> _Work to be completed_:
Take the lines from the head of the listing through the one bearing "Arial, Helvetica, sans-serif';" and copy them exactly, leaving every picture out.
_ _ _
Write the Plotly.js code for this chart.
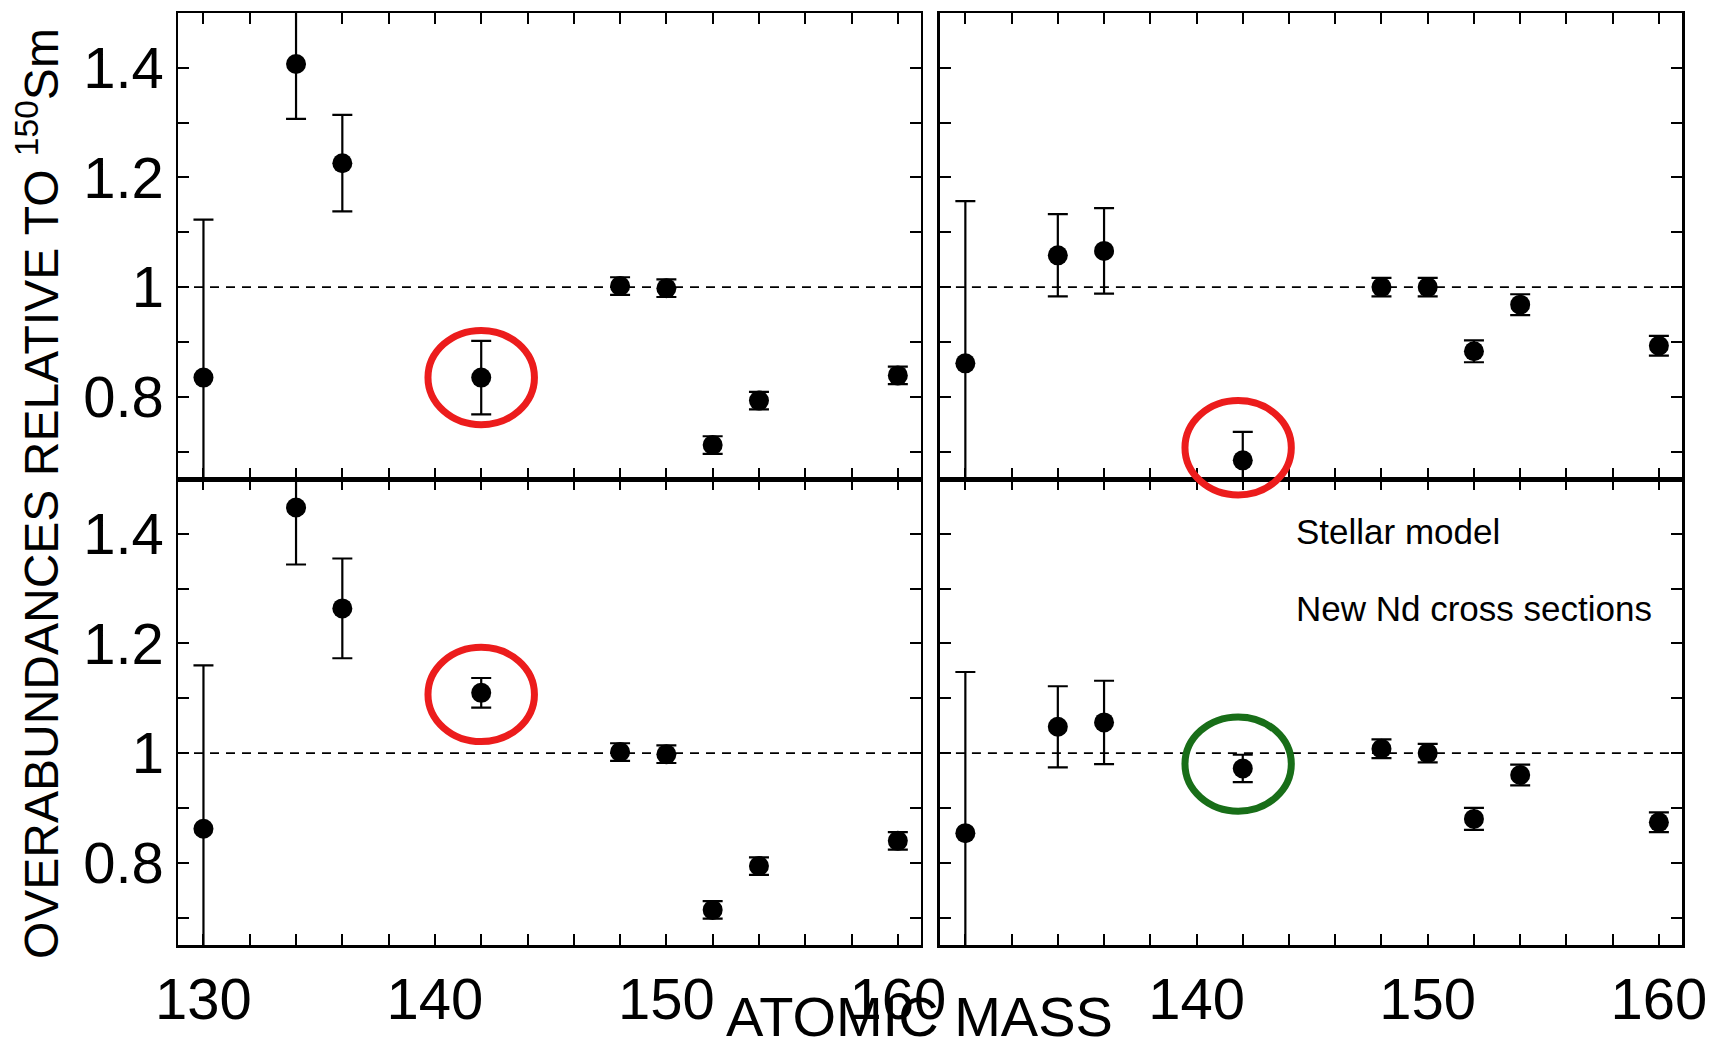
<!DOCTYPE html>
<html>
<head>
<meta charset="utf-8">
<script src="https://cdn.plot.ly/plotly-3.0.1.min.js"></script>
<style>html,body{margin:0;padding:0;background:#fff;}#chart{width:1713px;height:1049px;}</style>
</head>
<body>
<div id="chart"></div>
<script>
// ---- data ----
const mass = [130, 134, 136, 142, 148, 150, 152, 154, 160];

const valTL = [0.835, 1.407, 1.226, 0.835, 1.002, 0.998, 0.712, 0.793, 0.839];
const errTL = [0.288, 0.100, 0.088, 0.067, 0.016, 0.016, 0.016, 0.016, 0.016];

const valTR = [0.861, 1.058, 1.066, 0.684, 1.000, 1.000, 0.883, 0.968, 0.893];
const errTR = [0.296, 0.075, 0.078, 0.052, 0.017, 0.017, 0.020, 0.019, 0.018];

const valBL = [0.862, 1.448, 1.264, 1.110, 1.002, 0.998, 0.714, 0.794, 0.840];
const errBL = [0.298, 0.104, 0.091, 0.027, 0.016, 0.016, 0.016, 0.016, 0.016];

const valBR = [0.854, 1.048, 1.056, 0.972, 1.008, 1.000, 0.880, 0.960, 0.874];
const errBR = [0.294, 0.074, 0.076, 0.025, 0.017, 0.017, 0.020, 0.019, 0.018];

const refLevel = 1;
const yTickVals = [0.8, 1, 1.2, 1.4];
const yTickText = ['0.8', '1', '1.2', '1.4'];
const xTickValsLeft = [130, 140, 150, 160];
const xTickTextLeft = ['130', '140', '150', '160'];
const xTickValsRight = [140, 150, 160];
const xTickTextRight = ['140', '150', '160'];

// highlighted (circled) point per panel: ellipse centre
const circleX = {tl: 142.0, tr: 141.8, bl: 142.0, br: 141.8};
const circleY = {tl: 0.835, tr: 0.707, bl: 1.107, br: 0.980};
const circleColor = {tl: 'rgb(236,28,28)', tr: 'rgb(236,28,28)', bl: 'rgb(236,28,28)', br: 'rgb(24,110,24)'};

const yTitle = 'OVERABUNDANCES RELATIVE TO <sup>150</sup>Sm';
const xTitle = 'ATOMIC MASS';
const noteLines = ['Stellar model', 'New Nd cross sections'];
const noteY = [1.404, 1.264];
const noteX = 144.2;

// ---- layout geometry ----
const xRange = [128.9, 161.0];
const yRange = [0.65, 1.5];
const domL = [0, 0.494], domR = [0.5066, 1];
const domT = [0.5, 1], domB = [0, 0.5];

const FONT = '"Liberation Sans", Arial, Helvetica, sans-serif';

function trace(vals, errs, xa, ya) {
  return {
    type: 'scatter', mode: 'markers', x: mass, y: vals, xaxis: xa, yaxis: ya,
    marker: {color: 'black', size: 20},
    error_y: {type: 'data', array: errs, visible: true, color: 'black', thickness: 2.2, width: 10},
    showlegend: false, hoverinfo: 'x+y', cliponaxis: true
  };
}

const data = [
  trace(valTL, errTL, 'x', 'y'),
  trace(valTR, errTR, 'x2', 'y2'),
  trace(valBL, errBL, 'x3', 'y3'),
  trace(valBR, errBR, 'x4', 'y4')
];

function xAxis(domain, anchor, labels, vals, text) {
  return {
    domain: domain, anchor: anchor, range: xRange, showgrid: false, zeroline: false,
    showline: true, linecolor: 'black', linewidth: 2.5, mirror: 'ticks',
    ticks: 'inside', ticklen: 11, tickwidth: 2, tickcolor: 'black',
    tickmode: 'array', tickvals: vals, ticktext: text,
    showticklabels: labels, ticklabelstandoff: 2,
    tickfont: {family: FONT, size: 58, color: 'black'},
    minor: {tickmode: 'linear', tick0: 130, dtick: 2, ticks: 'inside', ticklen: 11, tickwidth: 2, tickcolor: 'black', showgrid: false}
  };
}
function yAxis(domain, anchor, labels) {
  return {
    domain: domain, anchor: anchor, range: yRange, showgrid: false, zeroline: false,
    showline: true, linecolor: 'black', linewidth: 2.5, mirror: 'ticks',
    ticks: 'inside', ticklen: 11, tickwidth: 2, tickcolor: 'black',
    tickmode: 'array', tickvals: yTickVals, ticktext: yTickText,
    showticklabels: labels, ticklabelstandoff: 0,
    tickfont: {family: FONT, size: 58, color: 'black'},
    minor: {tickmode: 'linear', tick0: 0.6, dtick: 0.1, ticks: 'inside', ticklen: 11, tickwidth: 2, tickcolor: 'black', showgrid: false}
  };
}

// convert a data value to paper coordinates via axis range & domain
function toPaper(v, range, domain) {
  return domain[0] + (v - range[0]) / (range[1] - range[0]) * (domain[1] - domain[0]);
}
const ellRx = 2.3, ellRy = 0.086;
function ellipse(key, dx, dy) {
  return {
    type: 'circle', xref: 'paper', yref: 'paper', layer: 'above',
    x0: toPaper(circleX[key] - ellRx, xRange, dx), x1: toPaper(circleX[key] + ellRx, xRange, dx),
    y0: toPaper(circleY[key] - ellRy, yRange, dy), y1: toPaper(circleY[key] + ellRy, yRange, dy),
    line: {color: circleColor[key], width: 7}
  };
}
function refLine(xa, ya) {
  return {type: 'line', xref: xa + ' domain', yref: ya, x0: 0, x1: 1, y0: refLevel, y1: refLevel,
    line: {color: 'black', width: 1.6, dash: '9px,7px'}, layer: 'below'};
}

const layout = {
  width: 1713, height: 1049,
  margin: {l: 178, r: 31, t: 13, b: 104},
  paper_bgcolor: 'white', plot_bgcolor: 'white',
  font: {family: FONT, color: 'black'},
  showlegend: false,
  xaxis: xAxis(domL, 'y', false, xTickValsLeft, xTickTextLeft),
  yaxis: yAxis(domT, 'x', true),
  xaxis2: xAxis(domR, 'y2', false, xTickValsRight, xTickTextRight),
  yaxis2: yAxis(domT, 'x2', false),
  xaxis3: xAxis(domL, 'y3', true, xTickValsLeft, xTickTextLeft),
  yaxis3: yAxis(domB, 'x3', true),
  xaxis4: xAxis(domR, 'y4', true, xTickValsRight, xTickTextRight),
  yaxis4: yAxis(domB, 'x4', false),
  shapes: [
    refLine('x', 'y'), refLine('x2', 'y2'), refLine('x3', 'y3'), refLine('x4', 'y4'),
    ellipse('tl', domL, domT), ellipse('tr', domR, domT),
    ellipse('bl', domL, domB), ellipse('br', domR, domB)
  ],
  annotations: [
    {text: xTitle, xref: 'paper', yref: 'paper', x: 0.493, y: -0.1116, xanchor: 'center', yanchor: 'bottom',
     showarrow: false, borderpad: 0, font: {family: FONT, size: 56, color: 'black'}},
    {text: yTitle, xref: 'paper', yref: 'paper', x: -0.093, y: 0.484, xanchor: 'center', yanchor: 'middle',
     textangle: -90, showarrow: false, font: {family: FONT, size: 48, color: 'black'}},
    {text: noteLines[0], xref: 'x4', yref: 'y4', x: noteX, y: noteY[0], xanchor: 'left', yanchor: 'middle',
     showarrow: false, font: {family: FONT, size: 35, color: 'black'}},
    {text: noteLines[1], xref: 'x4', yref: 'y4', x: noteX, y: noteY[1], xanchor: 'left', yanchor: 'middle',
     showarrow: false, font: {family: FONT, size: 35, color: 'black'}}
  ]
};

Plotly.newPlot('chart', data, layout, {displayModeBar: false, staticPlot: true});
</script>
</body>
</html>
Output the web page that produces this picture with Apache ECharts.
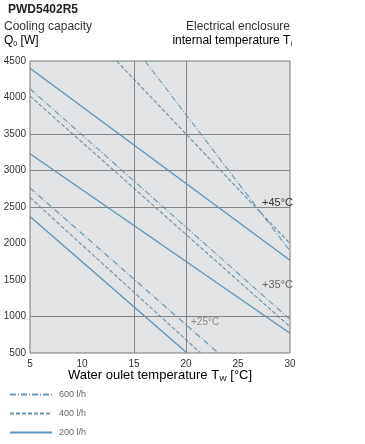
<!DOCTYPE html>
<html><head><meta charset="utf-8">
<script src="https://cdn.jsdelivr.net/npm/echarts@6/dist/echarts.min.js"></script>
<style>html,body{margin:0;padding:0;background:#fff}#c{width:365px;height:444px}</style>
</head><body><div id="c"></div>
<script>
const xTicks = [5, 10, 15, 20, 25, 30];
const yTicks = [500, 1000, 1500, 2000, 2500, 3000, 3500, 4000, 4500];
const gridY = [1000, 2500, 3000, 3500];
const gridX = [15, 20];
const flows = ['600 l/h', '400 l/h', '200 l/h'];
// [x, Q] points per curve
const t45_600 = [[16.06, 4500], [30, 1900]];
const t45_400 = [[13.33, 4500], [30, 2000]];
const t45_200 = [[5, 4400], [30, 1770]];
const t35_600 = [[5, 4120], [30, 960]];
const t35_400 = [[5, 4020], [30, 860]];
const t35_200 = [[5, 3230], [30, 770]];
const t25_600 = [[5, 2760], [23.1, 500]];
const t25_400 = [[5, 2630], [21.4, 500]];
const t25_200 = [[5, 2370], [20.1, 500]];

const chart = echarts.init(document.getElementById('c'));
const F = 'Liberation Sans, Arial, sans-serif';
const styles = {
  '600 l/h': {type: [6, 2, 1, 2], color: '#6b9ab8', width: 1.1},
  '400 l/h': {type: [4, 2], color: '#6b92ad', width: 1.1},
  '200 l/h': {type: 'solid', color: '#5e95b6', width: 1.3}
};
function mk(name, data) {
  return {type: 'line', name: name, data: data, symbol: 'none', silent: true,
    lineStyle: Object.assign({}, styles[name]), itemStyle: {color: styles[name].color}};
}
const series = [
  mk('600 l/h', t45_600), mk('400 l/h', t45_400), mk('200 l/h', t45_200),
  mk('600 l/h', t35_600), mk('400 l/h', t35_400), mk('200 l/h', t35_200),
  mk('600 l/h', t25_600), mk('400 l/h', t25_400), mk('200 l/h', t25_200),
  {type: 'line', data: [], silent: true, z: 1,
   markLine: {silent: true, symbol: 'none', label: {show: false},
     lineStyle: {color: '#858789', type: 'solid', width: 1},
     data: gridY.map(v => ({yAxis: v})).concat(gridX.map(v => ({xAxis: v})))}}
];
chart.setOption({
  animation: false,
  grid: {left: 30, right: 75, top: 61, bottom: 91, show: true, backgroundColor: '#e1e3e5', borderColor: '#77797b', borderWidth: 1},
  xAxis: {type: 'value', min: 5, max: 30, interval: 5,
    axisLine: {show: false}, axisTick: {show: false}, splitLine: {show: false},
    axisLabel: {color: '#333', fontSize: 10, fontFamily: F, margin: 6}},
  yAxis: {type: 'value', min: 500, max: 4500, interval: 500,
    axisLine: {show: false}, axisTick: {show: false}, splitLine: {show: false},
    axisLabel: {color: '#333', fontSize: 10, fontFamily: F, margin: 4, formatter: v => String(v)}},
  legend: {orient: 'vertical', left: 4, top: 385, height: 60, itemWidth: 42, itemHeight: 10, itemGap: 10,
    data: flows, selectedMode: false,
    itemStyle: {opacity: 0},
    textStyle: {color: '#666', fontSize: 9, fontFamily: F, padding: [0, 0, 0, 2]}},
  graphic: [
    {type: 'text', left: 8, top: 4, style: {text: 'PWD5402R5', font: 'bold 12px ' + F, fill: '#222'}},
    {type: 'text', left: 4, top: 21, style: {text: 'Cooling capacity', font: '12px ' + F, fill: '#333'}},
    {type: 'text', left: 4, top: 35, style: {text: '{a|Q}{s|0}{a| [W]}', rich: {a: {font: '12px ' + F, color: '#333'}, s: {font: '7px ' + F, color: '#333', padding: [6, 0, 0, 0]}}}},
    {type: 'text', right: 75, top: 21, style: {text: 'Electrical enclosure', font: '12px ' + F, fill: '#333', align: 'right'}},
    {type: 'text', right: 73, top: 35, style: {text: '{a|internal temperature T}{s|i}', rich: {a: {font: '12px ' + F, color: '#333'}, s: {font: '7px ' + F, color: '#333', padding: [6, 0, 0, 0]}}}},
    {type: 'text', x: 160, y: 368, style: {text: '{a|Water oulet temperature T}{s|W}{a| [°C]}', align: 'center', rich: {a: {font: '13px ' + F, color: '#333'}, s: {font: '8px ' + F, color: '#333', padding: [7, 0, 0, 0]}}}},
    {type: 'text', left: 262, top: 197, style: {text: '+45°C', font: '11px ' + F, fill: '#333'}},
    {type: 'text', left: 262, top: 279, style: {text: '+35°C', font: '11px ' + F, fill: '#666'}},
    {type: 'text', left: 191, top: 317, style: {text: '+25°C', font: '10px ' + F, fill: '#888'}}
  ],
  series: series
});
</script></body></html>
_ _ _
> _Answer to this problem_:
Write the Plotly.js code for this chart.
<!DOCTYPE html>
<html>
<head>
<meta charset="utf-8">
<script src="https://cdn.plot.ly/plotly-3.0.1.min.js"></script>
<style>html,body{margin:0;padding:0;background:#fff;}#chart{width:1713px;height:1049px;}</style>
</head>
<body>
<div id="chart"></div>
<script>
// ---- data ----
const mass = [130, 134, 136, 142, 148, 150, 152, 154, 160];

const valTL = [0.835, 1.407, 1.226, 0.835, 1.002, 0.998, 0.712, 0.793, 0.839];
const errTL = [0.288, 0.100, 0.088, 0.067, 0.016, 0.016, 0.016, 0.016, 0.016];

const valTR = [0.861, 1.058, 1.066, 0.684, 1.000, 1.000, 0.883, 0.968, 0.893];
const errTR = [0.296, 0.075, 0.078, 0.052, 0.017, 0.017, 0.020, 0.019, 0.018];

const valBL = [0.862, 1.448, 1.264, 1.110, 1.002, 0.998, 0.714, 0.794, 0.840];
const errBL = [0.298, 0.104, 0.091, 0.027, 0.016, 0.016, 0.016, 0.016, 0.016];

const valBR = [0.854, 1.048, 1.056, 0.972, 1.008, 1.000, 0.880, 0.960, 0.874];
const errBR = [0.294, 0.074, 0.076, 0.025, 0.017, 0.017, 0.020, 0.019, 0.018];

const refLevel = 1;
const yTickVals = [0.8, 1, 1.2, 1.4];
const yTickText = ['0.8', '1', '1.2', '1.4'];
const xTickValsLeft = [130, 140, 150, 160];
const xTickTextLeft = ['130', '140', '150', '160'];
const xTickValsRight = [140, 150, 160];
const xTickTextRight = ['140', '150', '160'];

// highlighted (circled) point per panel: ellipse centre
const circleX = {tl: 142.0, tr: 141.8, bl: 142.0, br: 141.8};
const circleY = {tl: 0.835, tr: 0.707, bl: 1.107, br: 0.980};
const circleColor = {tl: 'rgb(236,28,28)', tr: 'rgb(236,28,28)', bl: 'rgb(236,28,28)', br: 'rgb(24,110,24)'};

const yTitle = 'OVERABUNDANCES RELATIVE TO <sup>150</sup>Sm';
const xTitle = 'ATOMIC MASS';
const noteLines = ['Stellar model', 'New Nd cross sections'];
const noteY = [1.404, 1.264];
const noteX = 144.2;

// ---- layout geometry ----
const xRange = [128.9, 161.0];
const yRange = [0.65, 1.5];
const domL = [0, 0.494], domR = [0.5066, 1];
const domT = [0.5, 1], domB = [0, 0.5];

const FONT = '"Liberation Sans", Arial, Helvetica, sans-serif';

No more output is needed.